As Scott Timberg notes in a recent “Culture Crash” post, in our neoliberal culture art is being treated like every other commodity—it has to be measurably utilitarian in order to be valuable (and if it isn’t measurably valuable then by-god-tax-payers-shouldn’t-pay-for-it). Here’s my take on this: art isn’t inherently valuable. In fact, it’s nothing in itself. Art only becomes something once our minds and hearts get hold of it. Feeling through art, thinking through art, and talking through art is what’s valuable. (And to all you STEM-obsessed legislators, that experience of feeling/thinking/talking is worth paying for.)
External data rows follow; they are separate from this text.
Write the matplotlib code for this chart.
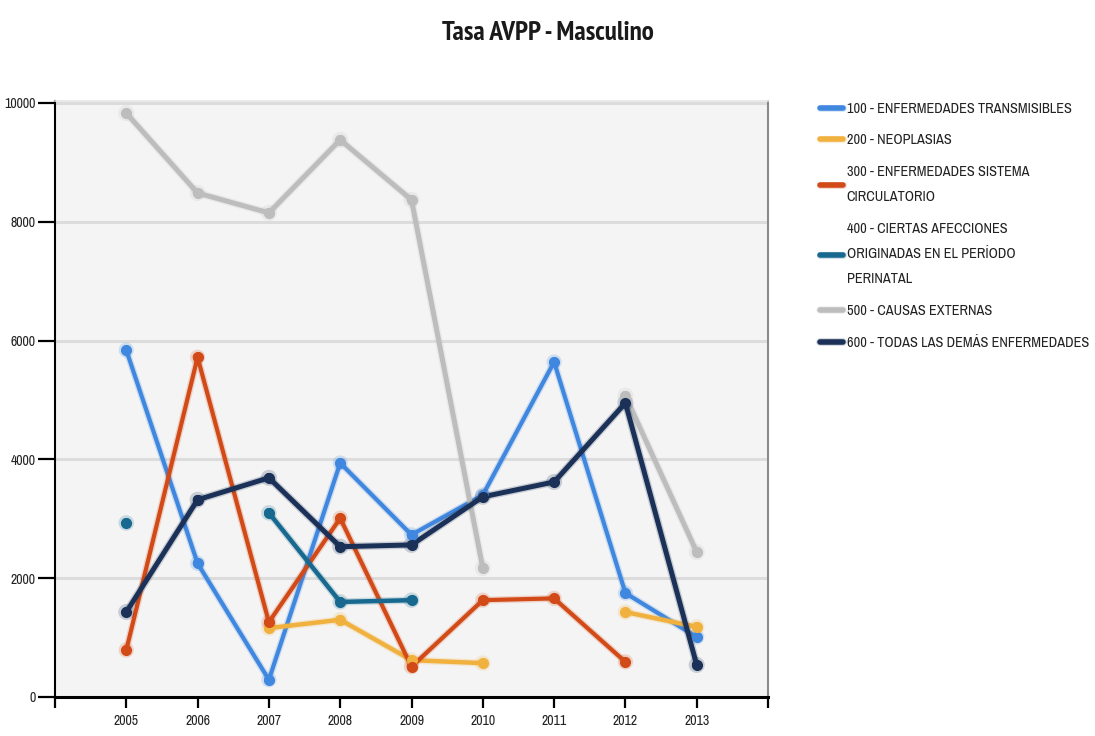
import numpy as np
import matplotlib
matplotlib.use("Agg")
import matplotlib.pyplot as plt
import matplotlib.patheffects as pe
from matplotlib import font_manager
from matplotlib.font_manager import FontProperties

nan = np.nan

years = [2005, 2006, 2007, 2008, 2009, 2010, 2011, 2012, 2013]

transmisibles = [5840, 2250, 290, 3940, 2730, 3400, 5640, 1750, 1010]
neoplasias = [nan, nan, 1160, 1300, 620, 570, nan, 1430, 1180]
circulatorio = [790, 5720, 1260, 3010, 510, 1630, 1660, 590, nan]
perinatal = [2930, nan, 3100, 1600, 1630, nan, nan, nan, nan]
externas = [9830, 8485, 8150, 9380, 8370, 2170, nan, 5070, 2440]
demas = [1430, 3320, 3690, 2530, 2560, 3370, 3620, 4950, 540]

labels = [
    "100 - ENFERMEDADES TRANSMISIBLES",
    "200 - NEOPLASIAS",
    "300 - ENFERMEDADES SISTEMA\nCIRCULATORIO",
    "400 - CIERTAS AFECCIONES\nORIGINADAS EN EL PERÍODO\nPERINATAL",
    "500 - CAUSAS EXTERNAS",
    "600 - TODAS LAS DEMÁS ENFERMEDADES",
]
colors = ["#3f87df", "#f0b13f", "#d24a17", "#17698f", "#bdbdbd", "#1c3158"]
series = [transmisibles, neoplasias, circulatorio, perinatal, externas, demas]
widths = [3.0, 3.2, 3.0, 3.2, 3.6, 3.6]


def _is_bold(w):
    if isinstance(w, str):
        return w in ("bold", "heavy", "black", "demibold", "semibold", "extra bold")
    return w >= 600


def narrow_font(bold):
    """Pick a narrow/condensed face if one is installed, else a plain sans."""
    best = None
    for f in font_manager.fontManager.ttflist:
        narrow = ("Narrow" in f.name or "Condensed" in f.name
                  or f.stretch in ("condensed", "semi-condensed", "extra-condensed"))
        if narrow and f.style == "normal" and _is_bold(f.weight) == bold:
            if "Liberation" in f.name or "Narrow" in f.name:
                return f.fname
            if best is None:
                best = f.fname
    if best:
        return best
    return font_manager.findfont(FontProperties(family="Liberation Sans",
                                                weight="bold" if bold else "normal"))


reg_file = narrow_font(False)
bold_file = narrow_font(True)

fig = plt.figure(figsize=(10.95, 7.36), dpi=100)
ax = fig.add_axes([0.0502, 0.053, 0.6512, 0.8098])
ax.set_facecolor("#f4f4f4")

for vals, col, lw, lab in zip(series, colors, widths, labels):
    y = np.array(vals, dtype=float)
    ax.plot(years, y, color=col, lw=lw, marker="o", ms=6, mec=col, mfc=col,
            label=lab, solid_capstyle="round", zorder=3,
            path_effects=[pe.Stroke(linewidth=lw + 2, foreground=col, alpha=0.2),
                          pe.Normal()])
    ax.plot(years, y, ls="none", marker="o", ms=7, color=col, zorder=4)

ax.set_xlim(2004, 2014)
ax.set_ylim(0, 10034)
ax.set_xticks(range(2004, 2015))
ax.set_xticklabels([""] + [str(y) for y in years] + [""])
ax.set_yticks(range(0, 10001, 2000))
ax.set_yticklabels([str(v) for v in range(0, 10001, 2000)])

ax.grid(axis="y", color="#dcdcdc", lw=2.2, zorder=1)
ax.grid(axis="x", visible=False)
ax.set_axisbelow(True)

ax.spines["top"].set_color("#e6e6e6")
ax.spines["top"].set_linewidth(1.2)
ax.spines["right"].set_color("#8a8a8a")
ax.spines["right"].set_linewidth(1.5)
ax.spines["left"].set_color("black")
ax.spines["left"].set_linewidth(1.5)
ax.spines["bottom"].set_color("black")
ax.spines["bottom"].set_linewidth(2.2)

tick_fp = FontProperties(fname=reg_file, size=10)
ax.tick_params(axis="y", direction="out", length=12, width=1.6, colors="black", pad=2)
ax.tick_params(axis="x", direction="out", length=8, width=1.6, colors="black", pad=4)
for t in ax.get_xticklabels() + ax.get_yticklabels():
    t.set_fontproperties(tick_fp)
    t.set_color("#222222")

fig.text(0.5, 0.955, "Tasa AVPP - Masculino", ha="center", va="center",
         fontproperties=FontProperties(fname=bold_file, size=19.5), color="#1a1a1a")

leg = ax.legend(loc="upper left", bbox_to_anchor=(0.749, 0.862),
                bbox_transform=fig.transFigure, frameon=False,
                prop=FontProperties(fname=reg_file, size=10.3),
                handlelength=1.6, handletextpad=0.25, labelspacing=1.25,
                borderaxespad=0, borderpad=0)
for h in leg.legend_handles:
    h.set_marker("")
    h.set_linewidth(4)
for t in leg.get_texts():
    t.set_color("#222222")
    t.set_linespacing(2.0)

fig.savefig("out.png", dpi=100)
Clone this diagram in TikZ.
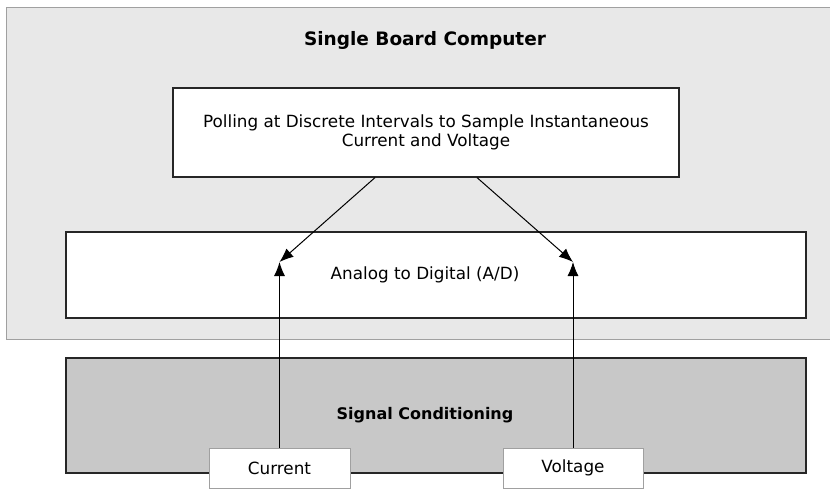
\documentclass[tikz,border=0pt]{standalone}
\usepackage{fontspec}
\setmainfont{DejaVu Sans}
\usetikzlibrary{arrows.meta,positioning}
\definecolor{sbcgray}{HTML}{E8E8E8}
\definecolor{condgray}{HTML}{C8C8C8}
\definecolor{edgegray}{HTML}{A0A0A0}
\tikzset{
  block/.style={draw=black!85, line width=1.2pt, fill=white, inner sep=0pt,
    font=\fontsize{16.8}{19}\selectfont},
  tagbox/.style={draw=edgegray, line width=1pt, fill=white, inner sep=0pt,
    minimum width=141pt, minimum height=40pt, font=\fontsize{16.8}{19}\selectfont},
  flow/.style={-{Latex[length=14pt,width=11pt]}, line width=1pt},
}
\begin{document}
\begin{tikzpicture}[x=1pt, y=-1pt]
  \useasboundingbox (0,0) rectangle (830,489);
  \node(sbc) [draw=edgegray, fill=sbcgray, line width=1pt, anchor=north west,
    minimum width=830pt, minimum height=332pt] at (6,7) {};
  \node(title) [font=\fontsize{18.5}{22}\selectfont\bfseries] at (425,40) {Single Board Computer};
  \node(poll) [block, minimum width=506pt, minimum height=89pt, align=center] at (426,132.5)
    {Polling at Discrete Intervals to Sample Instantaneous\\Current and Voltage};
  \node(adc) [block, minimum width=740pt, minimum height=86pt] at (436,275)
    {\hspace*{-22pt}Analog to Digital (A/D)};
  \node(cond) [block, fill=condgray, minimum width=740pt, minimum height=115pt,
    font=\fontsize{16}{19}\selectfont\bfseries] at (436,415.5) {\hspace*{-22pt}Signal Conditioning};
  \node(cur) [tagbox] at (279.5,468) {Current};
  \node(volt) [tagbox, minimum width=140pt] at (573,468) {Voltage};
  \coordinate(adI) at (279.5,262);
  \coordinate(adV) at (573,262);
  \draw[flow]([xshift=-51pt]poll.south) -- (adI);
  \draw[flow]([xshift=51pt]poll.south) -- (adV);
  \draw[flow](cur) -- (adI);
  \draw[flow](volt) -- (adV);
\end{tikzpicture}
\end{document}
Which brings me back to gatekeeping. I know from the feedback I’ve been getting that many arts workers are concerned about the public’s ability to formulate informed opinion about the arts. If we participate in structures that encourage social interpretation without some kind of gatekeeping mechanism in place, how will we ensure that the opinions being expressed are knowledgeable and valuable?
Honestly? I don’t think we can ensure that. But that’s okay with me. I’d rather live in a society where people feel free to talk about the arts, smartly or not, than in a society where they can’t be bothered. More than that, I’d rather live in a society where I, as an arts professional, take some measure of responsibility for cultivating active and engaged talk about the arts.
Marianne Doczi says
Hi Lynne
I love your last paragraph, the horse has bolted, as it were, because the rise of the dr@m@teur, the digitally revved up amateur, has enabled the democratisation of art as “we” can now create, collaborate, produce, distribute, consume, critique and curate, outside of the cathedrals of cultural worship.
Just as other industries have been disintermediated by the internet, so are the arts being challenged. It’s redefining what art and culture are, just like the invention of the paint tube did, enabling both en plain air painting and art schools ‘for the people’. Just like recorded music did. Just like digital cameras, and now smart phones have.
Art and culture can only benefit from this greater engagement by ‘everyone and everywhere’. As research shows, people who engage with art online, and make their own, are more likely to participate in paid art and culture.